Tuesday, November 2, 2010

If the titles designating the four parts of this slender paperback seem, at first, daunting—"Evocations of Consciousness," "Evocations of Personality," "Personae and Culture," and "Personae and Personal Experience"—there's nothing but good stuff in between.  Delightful ruminations on the poetics of self, the possibility/impossibility of tracking the mind at work, the grand seductions and sometimes promise of what Klaus, the founding director of the University of Iowa's Nonfiction Writing Program, calls "The literature of interiority.  The story of thought. The drama of mind in action." etc. We get satisfying reflections on Montaigne reflecting on Montaigne, pithy quotes from nonfiction masters, mind teases that force us to conclude (again and again) that writing (and reading) the personal essay is both a mine field and an irresistible enterprise.

Every time I teach memoir or essay, I yearn to be writing it again.  This happened to me during the online book club ("Literature of Bearing Witness") that I was recently leading for the Kelly Writers House at the University of Pennsylvania.  Memories leak.  Assertions are disproven.  The mind set free veers, trembles, and ultimately discovers something that might have been, something that might still mean something.  If only we knew for certain what about any of it was/is/could be argued into true. 

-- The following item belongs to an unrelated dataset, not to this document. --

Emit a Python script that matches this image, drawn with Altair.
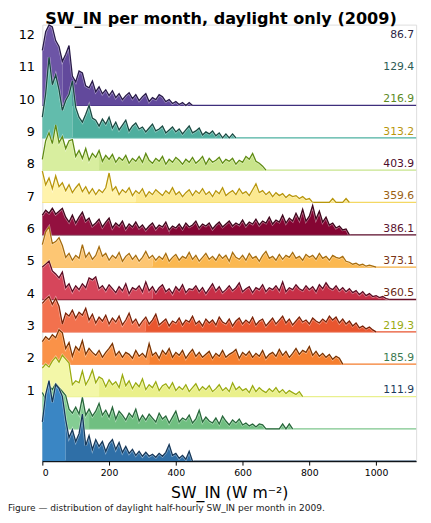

Reading Klaus put me right back into that danger zone—that thirst for trying to write the personal all over again (and yes, dear readers, I do realize that I write the personal every day on this blog).  Klaus gave me new essays to read (note to self:  read more Didion; get a copy of David Foster Wallace's "A Supposedly Fun Thing I'll Never Do Again," get Anatole Broyard's Intoxicated by My Illness). He gave me experiments to try out on myself.  He gave me cause to think, and he made me smile, and it was all delivered with the kind of companionable prose that made me feel like I was in a classroom, which is where, so often, I want to be.

I have said this a few times this year; I grow redundant:  We have entered, I believe, a new era of memoir making and personal essay writing.  An era in which the forms feel noble again—better explicated, more sound, more open to new possibilities.  I grow increasingly tempted to write toward the true.

4 comments:

KFP said...

You wrote:
We have entered, I believe, a new era of memoir making and personal essay writing. An era in which the forms feel noble again—better explicated, more sound, more open to new possibilities.

I totally agree. I am very excited about the essay and memoir in particular and creative non-fiction in general, both as a writer and a reader.

Thanks for adding to my list of more good stuff to read, and study.

carl-klaus@uiowa.edu said...

Thanks much for your generous reactions. It's a rare pleasure to be read with such verve and engagement.

Carl Klaus

Hannah said...

What a generous, thoughtful and clarifying response Beth. I've been trying to explain this book to my friends who live more in the world of healthcare and less in the world of the word. Now I have something to share with them--your enthusiasm is catching.

Hannah Klaus Hunter

Anonymous said...

I wonder what book will come out of that yearning, Beth.